In a 1974 letter to the literary critic Peter Fitting (who a year later would publish the essay ‘”Ubik”: The Deconstruction of Bourgeois SF’) Dick talks about tachyons which he read about in an article by Arthur Koestler in the July ’74 issue of Harper’s magazine. Since (the hypothetical) tachyons travel faster than the speed of light they would travel in a reverse time direction and open up the possibility of precognition.
He recounts how he read about vitamin megadosing to improve brain efficiency while doing research for his novel A Scanner Darkly, so he loaded up on water-soluble vitamins one night and for eight hours hallucinated a series of colored graphics that resembled abstract art. He believed later this was due to the reduction of the inhibitory neurotransmitter GABA in his brain.
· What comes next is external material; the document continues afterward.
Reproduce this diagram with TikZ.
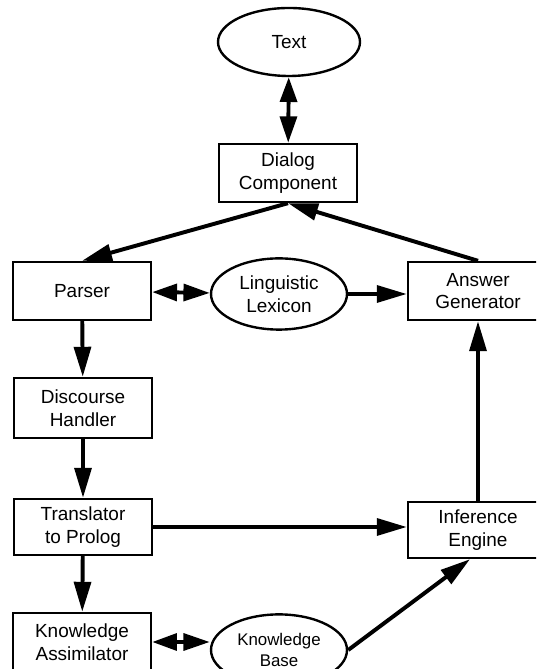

Following all this he begins to receive messages from the sky. At first he thinks he’s picking up on some ESP experiment from the USSR but then concludes these messages are not man-made but rather a tachyon bombardment that lets him see the future. All of this is a sort of scientific explanation for what the Israelites, for instance, experienced when they imagined they were contacted by God.
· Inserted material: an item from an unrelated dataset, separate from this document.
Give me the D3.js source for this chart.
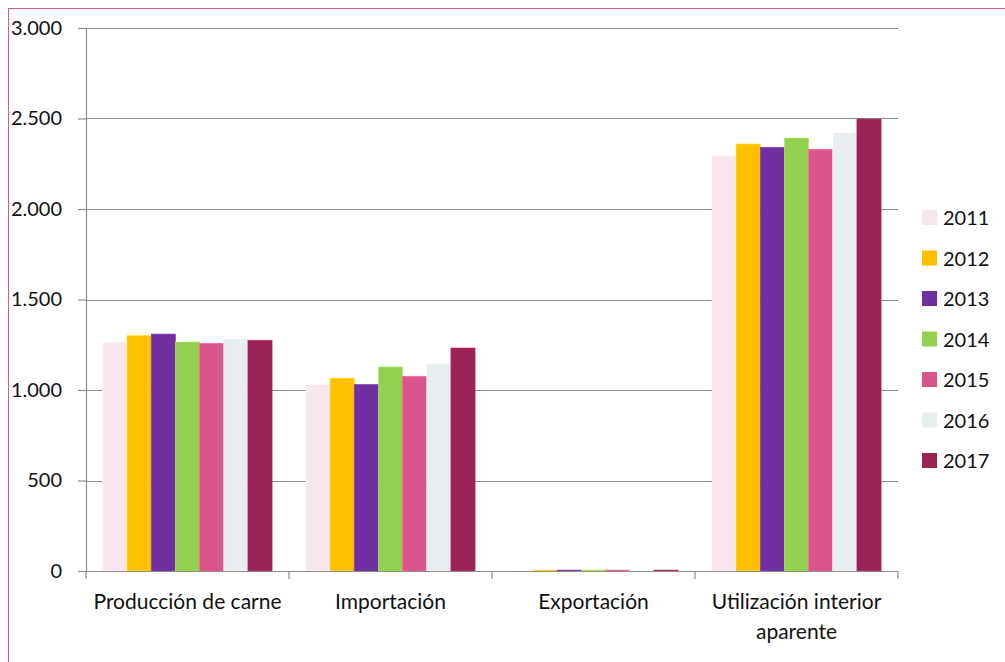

In a postscript he decides these cosmic broadcasts weren’t necessarily directed at him but they may have influenced him to write Ubik. Before sending the letter he returns to follow up on this theory that perhaps all of his books were written by him as a result of this tachyon bombardment. He could foresee the future and that’s why more and more people are telling him they feel they are living in a world that caught up to his stories.
He ends the letter teasing an idea for a sequel to The Man in the High Castle which he never completed. You can read the first two chapters of this unfinished book in the collection of essays and other ephemera The Shifting Realities of Philip K. Dick edited by Lawrence Sutin.